WRITTEN EXERCISE: Print exactly, please, the lines from the top of the entries below up to and including the line with "(coll.south |- storTop);", and nothing else; pictures are excluded.
# DATA start
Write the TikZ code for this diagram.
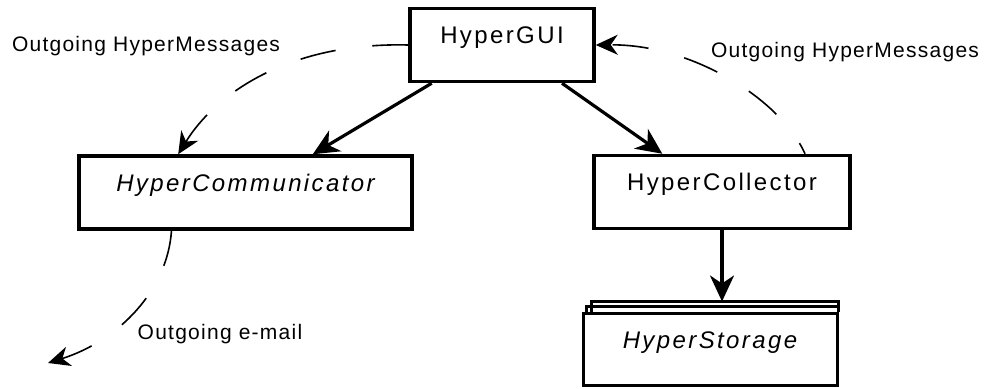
\documentclass[tikz,border=0pt]{standalone}
\usepackage{fontspec}
\setmainfont{Liberation Sans}
\newfontfamily\boxfont{Liberation Sans}[LetterSpace=10]
\newfontfamily\notefont{Liberation Sans}[LetterSpace=6]
\usetikzlibrary{arrows.meta,calc}
\tikzset{
  classbox/.style={draw=black,line width=3.5pt,fill=white,inner sep=0pt,
    text height=35pt,text depth=38pt,font=\boxfont\fontsize{24}{28}\selectfont},
  uses/.style={-{Stealth[length=26pt,width=24pt,inset=8pt]},line width=3.2pt},
  flow/.style={-{Stealth[length=22pt,width=20pt,inset=7pt]},line width=1.6pt,
    dash pattern=on 36pt off 37pt},
  note/.style={anchor=base,inner sep=0pt,font=\notefont\fontsize{21}{25}\selectfont},
  stack/.style={line width=3pt}
}
\begin{document}
\begin{tikzpicture}[x=1pt,y=-1pt]
  \useasboundingbox (0,0) rectangle (990,388);
  \node[classbox, minimum width=184pt] (gui) at (502,45) {HyperGUI};
  \node[classbox, minimum width=333pt] (comm) at (245.5,192.5) {\itshape HyperCommunicator};
  \node[classbox, minimum width=256pt] (coll) at (722,192) {HyperCollector};
  \node[classbox, minimum width=254pt, line width=3pt, text depth=37pt] (stor) at (710,349) {\itshape HyperStorage};
  \draw[stack] ([xshift=5pt]stor.north west) -- ++(0,-5) -| (stor.north east);
  \draw[stack] ([xshift=10pt]stor.north west) -- ++(0,-10) -| (stor.north east);
  \coordinate (storTop) at ($(stor.north)+(0,-10)$);

  \node[note] (msgl) at (146,51.5) {Outgoing HyperMessages};
  \node[note] (msgr) at (845,57) {Outgoing HyperMessages};
  \node[note] (mail) at (220,339) {Outgoing e-mail};
  \coordinate (mailout) at (48,363);

  \draw[uses] ($(gui.south west)!0.125!(gui.south east)$) -- ($(comm.north west)!0.7!(comm.north east)$);
  \draw[uses] ($(gui.south west)!0.82!(gui.south east)$) -- ($(coll.north west)!0.27!(coll.north east)$);
  \draw[uses] (coll.south) -- (coll.south |- storTop);

  \draw[flow] (gui.west) .. controls +(-120,-3) and +(37,-60) .. ($(comm.north west)!0.3!(comm.north east)$);
  \draw[flow, dash phase=24pt] ($(coll.north west)!0.82!(coll.north east)$) .. controls +(-25,-55) and +(96,-1) .. (gui.east);
  \draw[flow] ($(comm.south west)!0.28!(comm.south east)$) .. controls +(-4,60) and +(70,-22) .. (mailout);
\end{tikzpicture}
\end{document}
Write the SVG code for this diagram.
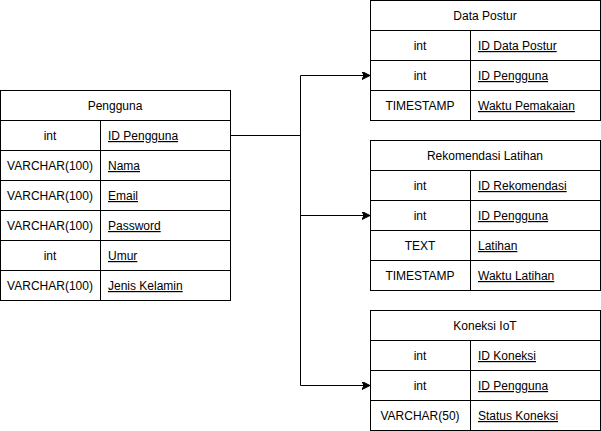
<svg xmlns="http://www.w3.org/2000/svg" width="601" height="431" viewBox="0 0 601 431">
<style>
rect{fill:#fff;stroke:#000;stroke-width:1}
line.d{stroke:#000;stroke-width:1}
text{font-family:"Liberation Sans",Arial,Helvetica,sans-serif;font-size:12px;fill:#000}
.c{text-anchor:middle}
.u{text-decoration:underline}
.conn path{fill:none;stroke:#000;stroke-width:1}
</style>
<defs>
<marker id="arr" markerWidth="10" markerHeight="10" refX="8" refY="4" orient="auto" markerUnits="userSpaceOnUse">
<path d="M0,0 L8,4 L0,8 L2,4 Z" fill="#000" stroke="#000" stroke-width="1"/>
</marker>
</defs>
<rect x="0" y="0" width="601" height="431" style="stroke:none"/>

<g id="pengguna">
<rect x="0.5" y="90.5" width="230" height="210"/>
<line class="d" x1="0.5" y1="120.5" x2="230.5" y2="120.5"/>
<line class="d" x1="0.5" y1="150.5" x2="230.5" y2="150.5"/>
<line class="d" x1="0.5" y1="180.5" x2="230.5" y2="180.5"/>
<line class="d" x1="0.5" y1="210.5" x2="230.5" y2="210.5"/>
<line class="d" x1="0.5" y1="240.5" x2="230.5" y2="240.5"/>
<line class="d" x1="0.5" y1="270.5" x2="230.5" y2="270.5"/>
<line class="d" x1="100.5" y1="120.5" x2="100.5" y2="300.5"/>
<text class="c" x="115" y="110">Pengguna</text>
<text class="c" x="50" y="140">int</text><text class="u" x="108" y="140">ID Pengguna</text>
<text class="c" x="50" y="170">VARCHAR(100)</text><text class="u" x="108" y="170">Nama</text>
<text class="c" x="50" y="200">VARCHAR(100)</text><text class="u" x="108" y="200">Email</text>
<text class="c" x="50" y="230">VARCHAR(100)</text><text class="u" x="108" y="230">Password</text>
<text class="c" x="50" y="260">int</text><text class="u" x="108" y="260">Umur</text>
<text class="c" x="50" y="290">VARCHAR(100)</text><text class="u" x="108" y="290">Jenis Kelamin</text>
</g>

<g id="data-postur">
<rect x="370.5" y="0.5" width="230" height="120"/>
<line class="d" x1="370.5" y1="30.5" x2="600.5" y2="30.5"/>
<line class="d" x1="370.5" y1="60.5" x2="600.5" y2="60.5"/>
<line class="d" x1="370.5" y1="90.5" x2="600.5" y2="90.5"/>
<line class="d" x1="470.5" y1="30.5" x2="470.5" y2="120.5"/>
<text class="c" x="485" y="20">Data Postur</text>
<text class="c" x="420" y="50">int</text><text class="u" x="478" y="50">ID Data Postur</text>
<text class="c" x="420" y="80">int</text><text class="u" x="478" y="80">ID Pengguna</text>
<text class="c" x="420" y="110">TIMESTAMP</text><text class="u" x="478" y="110">Waktu Pemakaian</text>
</g>

<g id="rekomendasi-latihan">
<rect x="370.5" y="140.5" width="230" height="150"/>
<line class="d" x1="370.5" y1="170.5" x2="600.5" y2="170.5"/>
<line class="d" x1="370.5" y1="200.5" x2="600.5" y2="200.5"/>
<line class="d" x1="370.5" y1="230.5" x2="600.5" y2="230.5"/>
<line class="d" x1="370.5" y1="260.5" x2="600.5" y2="260.5"/>
<line class="d" x1="470.5" y1="170.5" x2="470.5" y2="290.5"/>
<text class="c" x="485" y="160">Rekomendasi Latihan</text>
<text class="c" x="420" y="190">int</text><text class="u" x="478" y="190">ID Rekomendasi</text>
<text class="c" x="420" y="220">int</text><text class="u" x="478" y="220">ID Pengguna</text>
<text class="c" x="420" y="250">TEXT</text><text class="u" x="478" y="250">Latihan</text>
<text class="c" x="420" y="280">TIMESTAMP</text><text class="u" x="478" y="280">Waktu Latihan</text>
</g>

<g id="koneksi-iot">
<rect x="370.5" y="310.5" width="230" height="120"/>
<line class="d" x1="370.5" y1="340.5" x2="600.5" y2="340.5"/>
<line class="d" x1="370.5" y1="370.5" x2="600.5" y2="370.5"/>
<line class="d" x1="370.5" y1="400.5" x2="600.5" y2="400.5"/>
<line class="d" x1="470.5" y1="340.5" x2="470.5" y2="430.5"/>
<text class="c" x="485" y="330">Koneksi IoT</text>
<text class="c" x="420" y="360">int</text><text class="u" x="478" y="360">ID Koneksi</text>
<text class="c" x="420" y="390">int</text><text class="u" x="478" y="390">ID Pengguna</text>
<text class="c" x="420" y="420">VARCHAR(50)</text><text class="u" x="478" y="420">Status Koneksi</text>
</g>

<g id="connectors" class="conn">
<path d="M230.5,135.5 H300.5 V75.5 H370" marker-end="url(#arr)"/>
<path d="M230.5,135.5 H300.5 V215.5 H370" marker-end="url(#arr)"/>
<path d="M230.5,135.5 H300.5 V385.5 H370" marker-end="url(#arr)"/>
</g>
</svg>
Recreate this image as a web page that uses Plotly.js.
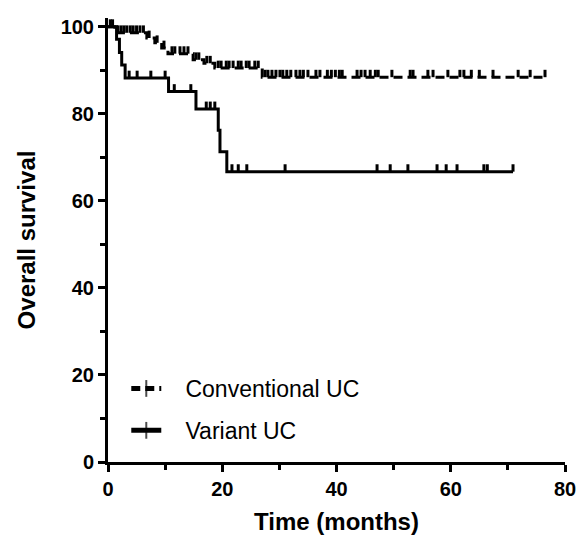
<!DOCTYPE html>
<html>
<head>
<meta charset="utf-8">
<script src="https://cdn.plot.ly/plotly-3.0.1.min.js"></script>
<style>html,body{margin:0;padding:0;background:#fff;}#chart{width:583px;height:547px;}</style>
</head>
<body>
<div id="chart"></div>
<script>
// Kaplan-Meier step data (time in months, overall survival %)
const convTime = [0, 1.2, 6.8, 8.2, 9.4, 10.5, 14.9, 16.8, 18.7, 27.0, 76.5];
const convSurv = [100, 98.6, 97.4, 96.3, 95.1, 93.8, 92.4, 91.6, 90.5, 88.4, 88.4];
const varTime = [0, 1.5, 2.0, 2.4, 3.0, 10.6, 15.4, 19.3, 19.6, 20.8, 70.9];
const varSurv = [100, 97.1, 94.1, 91.2, 88.2, 85.1, 81.1, 76.2, 71.3, 66.7, 66.7];

// Censoring times (months)
const convCensor = [0.4, 0.8, 1.75, 2.3, 2.8, 3.3, 3.9, 4.4, 5.0, 5.6, 6.2, 7.2, 8.6, 9.8,
  11.2, 11.7, 12.6, 13.3, 14.0, 15.4, 15.9, 17.3, 17.9, 19.3, 19.8, 20.7, 21.2, 21.9, 22.8,
  23.3, 24.2, 24.7, 25.7, 26.3, 27.5, 28.0, 28.7, 29.4, 30.1, 30.6, 31.3, 32.0, 32.9, 33.6,
  34.2, 35.0, 36.4, 37.1, 38.4, 39.1, 39.8, 40.5, 41.0, 43.6, 44.3, 45.0, 45.9, 46.8, 47.3,
  49.7, 52.9, 53.4, 56.0, 56.9, 59.5, 61.6, 62.3, 63.6, 65.0, 67.4, 71.8, 73.9, 76.5];
const varCensor = [3.7, 5.1, 7.5, 10.0, 11.6, 14.5, 17.2, 17.9, 18.7, 21.7, 22.8, 24.3, 31.0,
  47.1, 49.4, 52.5, 57.6, 59.2, 61.1, 65.8, 66.4, 70.9];

const seriesNames = ['Conventional UC', 'Variant UC'];
const xTickVals = [0, 20, 40, 60, 80];
const yTickVals = [0, 20, 40, 60, 80, 100];

function survAt(times, surv, t) {
  let s = surv[0];
  for (let i = 0; i < times.length; i++) { if (times[i] <= t) s = surv[i]; }
  return s;
}

const TICK_UP = 1.7; // censor mark height (data units)
const LW = 3;
const PAD = '\u00a0\u00a0\u00a0'; // gap between legend symbol and label

function kmTraces(times, surv, cens, name, dash, grp) {
  return [
    {
      x: times, y: surv, type: 'scatter', mode: 'lines+markers', name: PAD + name,
      legendgroup: grp, showlegend: true,
      line: {shape: 'hv', color: 'black', width: LW, dash: dash},
      marker: {symbol: 'line-ns', size: times.map(() => 0.001), color: 'black',
               line: {color: 'black', width: LW}},
      hoverinfo: 'skip'
    },
    {
      x: cens, y: cens.map(t => survAt(times, surv, t)), type: 'scatter', mode: 'markers',
      legendgroup: grp, showlegend: false,
      marker: {size: 1, color: 'rgba(0,0,0,0)'},
      error_y: {type: 'constant', symmetric: false, value: TICK_UP, valueminus: 0,
                width: 0, thickness: LW, color: 'black'},
      hoverinfo: 'skip'
    }
  ];
}

const data = [
  ...kmTraces(convTime, convSurv, convCensor, seriesNames[0], '9px,5px', 'g1'),
  ...kmTraces(varTime, varSurv, varCensor, seriesNames[1], 'solid', 'g2')
];

const FONT = 'Liberation Sans, Arial, Helvetica, sans-serif';
const layout = {
  width: 583, height: 547,
  margin: {l: 108, r: 18, t: 18, b: 85},
  paper_bgcolor: 'white', plot_bgcolor: 'white',
  showlegend: true,
  legend: {
    x: 0.04, y: 0.214, xanchor: 'left', yanchor: 'top',
    font: {family: FONT, size: 23, color: 'black'},
    bgcolor: 'rgba(0,0,0,0)', borderwidth: 0, itemwidth: 30,
    traceorder: 'grouped', tracegroupgap: 9, itemsizing: 'constant'
  },
  xaxis: {
    range: [0, 80], tickvals: xTickVals, ticktext: xTickVals.map(String),
    showgrid: false, zeroline: false,
    showline: true, linecolor: 'black', linewidth: LW,
    ticks: 'outside', ticklen: 7, tickwidth: LW, tickcolor: 'black',
    minor: {dtick: 10, tick0: 0, ticks: 'outside', ticklen: 5, tickwidth: LW, tickcolor: 'black'},
    tickfont: {family: FONT, size: 20, color: 'black', weight: 'bold'},
    title: {text: 'Time (months)', font: {family: FONT, size: 24, color: 'black', weight: 'bold'}, standoff: 15},
    fixedrange: true
  },
  yaxis: {
    range: [0, 102], tickvals: yTickVals, ticktext: yTickVals.map(String),
    showgrid: false, zeroline: false,
    showline: true, linecolor: 'black', linewidth: LW,
    ticks: 'outside', ticklen: 7, tickwidth: LW, tickcolor: 'black',
    minor: {dtick: 10, tick0: 0, ticks: 'outside', ticklen: 5, tickwidth: LW, tickcolor: 'black'},
    tickfont: {family: FONT, size: 20, color: 'black', weight: 'bold'},
    title: {text: 'Overall survival', font: {family: FONT, size: 24, color: 'black', weight: 'bold'}, standoff: 19},
    fixedrange: true
  }
};

Plotly.newPlot('chart', data, layout, {displayModeBar: false, staticPlot: true});
</script>
</body>
</html>
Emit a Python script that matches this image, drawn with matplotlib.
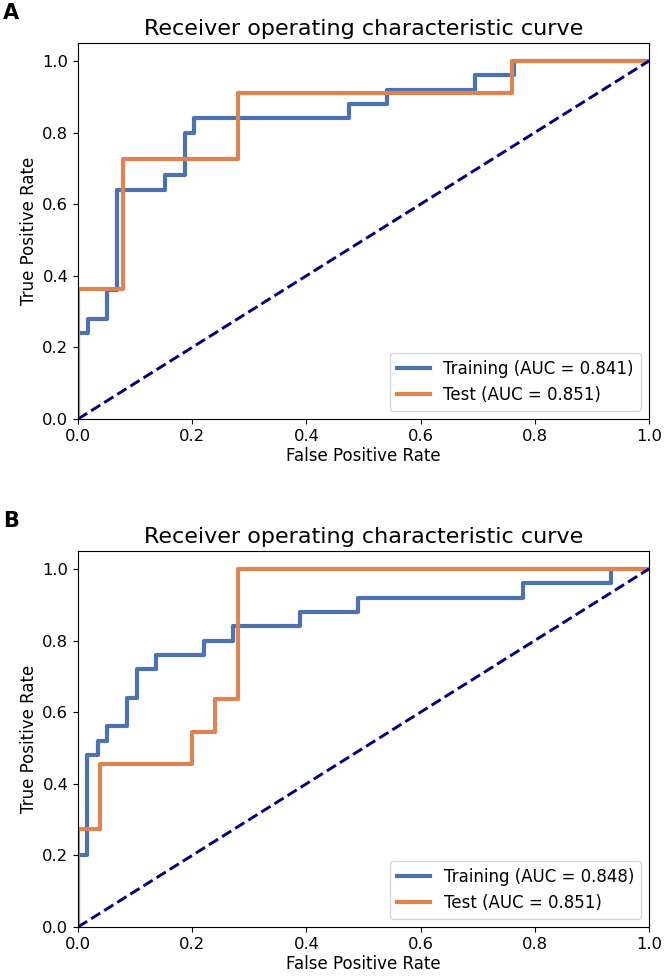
import matplotlib.pyplot as plt

# Panel A: ROC step curves (fpr, tpr)
train_a_fpr = [0.0, 0.0, 0.017, 0.017, 0.05, 0.05, 0.068, 0.068, 0.152, 0.152, 0.187, 0.187,
               0.203, 0.203, 0.474, 0.474, 0.542, 0.542, 0.696, 0.696, 0.764, 0.764, 1.0]
train_a_tpr = [0.0, 0.24, 0.24, 0.28, 0.28, 0.36, 0.36, 0.64, 0.64, 0.68, 0.68, 0.80,
               0.80, 0.84, 0.84, 0.88, 0.88, 0.92, 0.92, 0.96, 0.96, 1.0, 1.0]
test_a_fpr = [0.0, 0.0, 0.079, 0.079, 0.28, 0.28, 0.76, 0.76, 1.0]
test_a_tpr = [0.0, 0.364, 0.364, 0.727, 0.727, 0.909, 0.909, 1.0, 1.0]

# Panel B
train_b_fpr = [0.0, 0.0, 0.016, 0.016, 0.035, 0.035, 0.05, 0.05, 0.086, 0.086, 0.103, 0.103,
               0.136, 0.136, 0.22, 0.22, 0.271, 0.271, 0.388, 0.388, 0.491, 0.491,
               0.78, 0.78, 0.934, 0.934, 1.0]
train_b_tpr = [0.0, 0.20, 0.20, 0.48, 0.48, 0.52, 0.52, 0.56, 0.56, 0.64, 0.64, 0.72,
               0.72, 0.76, 0.76, 0.80, 0.80, 0.84, 0.84, 0.88, 0.88, 0.92,
               0.92, 0.96, 0.96, 1.0, 1.0]
test_b_fpr = [0.0, 0.0, 0.038, 0.038, 0.20, 0.20, 0.24, 0.24, 0.28, 0.28, 1.0]
test_b_tpr = [0.0, 0.273, 0.273, 0.455, 0.455, 0.545, 0.545, 0.636, 0.636, 1.0, 1.0]

panels = [
    ("A", train_a_fpr, train_a_tpr, 0.841, test_a_fpr, test_a_tpr, 0.851),
    ("B", train_b_fpr, train_b_tpr, 0.848, test_b_fpr, test_b_tpr, 0.851),
]

blue = '#4C72B0'
orange = '#DD8452'

fig = plt.figure(figsize=(6.65, 9.8), dpi=100)
W, H = 665, 980
# axes boxes in pixels: left, top, right, bottom
boxes = [(78, 43, 649, 419), (78, 551, 649, 927)]

for (letter, tr_f, tr_t, tr_auc, te_f, te_t, te_auc), (l, t, r, b) in zip(panels, boxes):
    ax = fig.add_axes([l / W, 1 - b / H, (r - l) / W, (b - t) / H])
    ax.plot(tr_f, tr_t, color=blue, lw=3, label=f'Training (AUC = {tr_auc:.3f})')
    ax.plot(te_f, te_t, color=orange, lw=3, label=f'Test (AUC = {te_auc:.3f})')
    ax.plot([0, 1], [0, 1], color='navy', lw=2.1, linestyle='--')
    ax.set_xlim(0.0, 1.0)
    ax.set_ylim(0.0, 1.05)
    ax.set_xlabel('False Positive Rate', fontsize=12, labelpad=2)
    ax.set_ylabel('True Positive Rate', fontsize=12, labelpad=3)
    ax.set_title('Receiver operating characteristic curve', fontsize=16)
    ax.tick_params(labelsize=11.8)
    ax.legend(loc='lower right', fontsize=12)
    fig.text(3 / W, 1 - (t - 30) / H, letter, fontsize=15, fontweight='bold', va='center')

plt.savefig('out.png', dpi=100)
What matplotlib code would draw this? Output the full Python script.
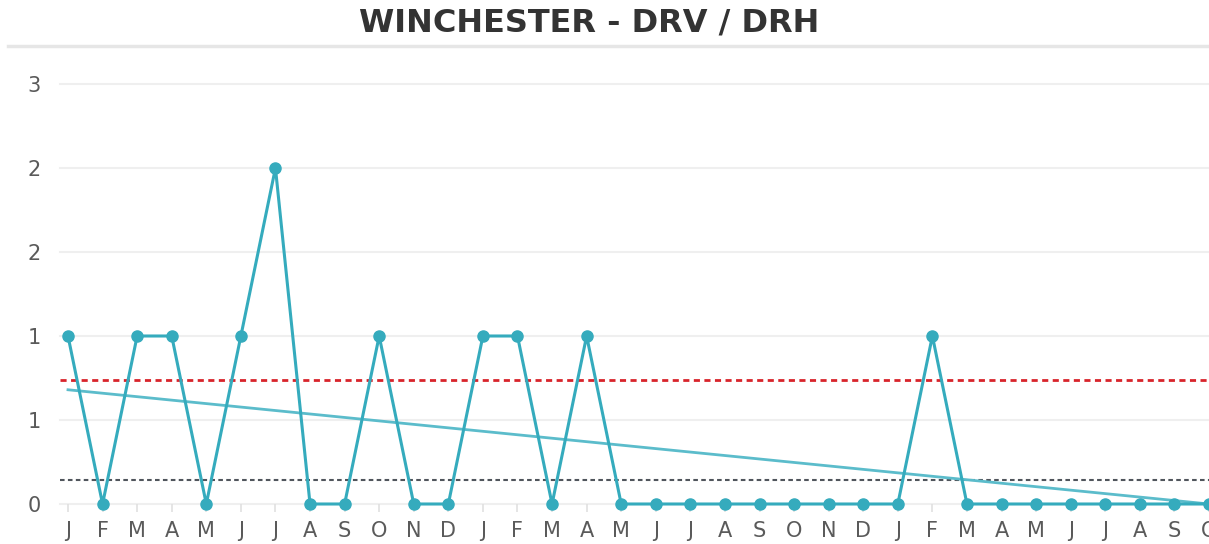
# DATA end
RESULT OF THE EXERCISE:
Write the TikZ code for this diagram.
\documentclass[tikz,border=0pt]{standalone}
\usepackage{fontspec}
\setmainfont{Liberation Sans}
\newfontfamily\boxfont{Liberation Sans}[LetterSpace=10]
\newfontfamily\notefont{Liberation Sans}[LetterSpace=6]
\usetikzlibrary{arrows.meta,calc}
\tikzset{
  classbox/.style={draw=black,line width=3.5pt,fill=white,inner sep=0pt,
    text height=35pt,text depth=38pt,font=\boxfont\fontsize{24}{28}\selectfont},
  uses/.style={-{Stealth[length=26pt,width=24pt,inset=8pt]},line width=3.2pt},
  flow/.style={-{Stealth[length=22pt,width=20pt,inset=7pt]},line width=1.6pt,
    dash pattern=on 36pt off 37pt},
  note/.style={anchor=base,inner sep=0pt,font=\notefont\fontsize{21}{25}\selectfont},
  stack/.style={line width=3pt}
}
\begin{document}
\begin{tikzpicture}[x=1pt,y=-1pt]
  \useasboundingbox (0,0) rectangle (990,388);
  \node[classbox, minimum width=184pt] (gui) at (502,45) {HyperGUI};
  \node[classbox, minimum width=333pt] (comm) at (245.5,192.5) {\itshape HyperCommunicator};
  \node[classbox, minimum width=256pt] (coll) at (722,192) {HyperCollector};
  \node[classbox, minimum width=254pt, line width=3pt, text depth=37pt] (stor) at (710,349) {\itshape HyperStorage};
  \draw[stack] ([xshift=5pt]stor.north west) -- ++(0,-5) -| (stor.north east);
  \draw[stack] ([xshift=10pt]stor.north west) -- ++(0,-10) -| (stor.north east);
  \coordinate (storTop) at ($(stor.north)+(0,-10)$);

  \node[note] (msgl) at (146,51.5) {Outgoing HyperMessages};
  \node[note] (msgr) at (845,57) {Outgoing HyperMessages};
  \node[note] (mail) at (220,339) {Outgoing e-mail};
  \coordinate (mailout) at (48,363);

  \draw[uses] ($(gui.south west)!0.125!(gui.south east)$) -- ($(comm.north west)!0.7!(comm.north east)$);
  \draw[uses] ($(gui.south west)!0.82!(gui.south east)$) -- ($(coll.north west)!0.27!(coll.north east)$);
  \draw[uses] (coll.south) -- (coll.south |- storTop);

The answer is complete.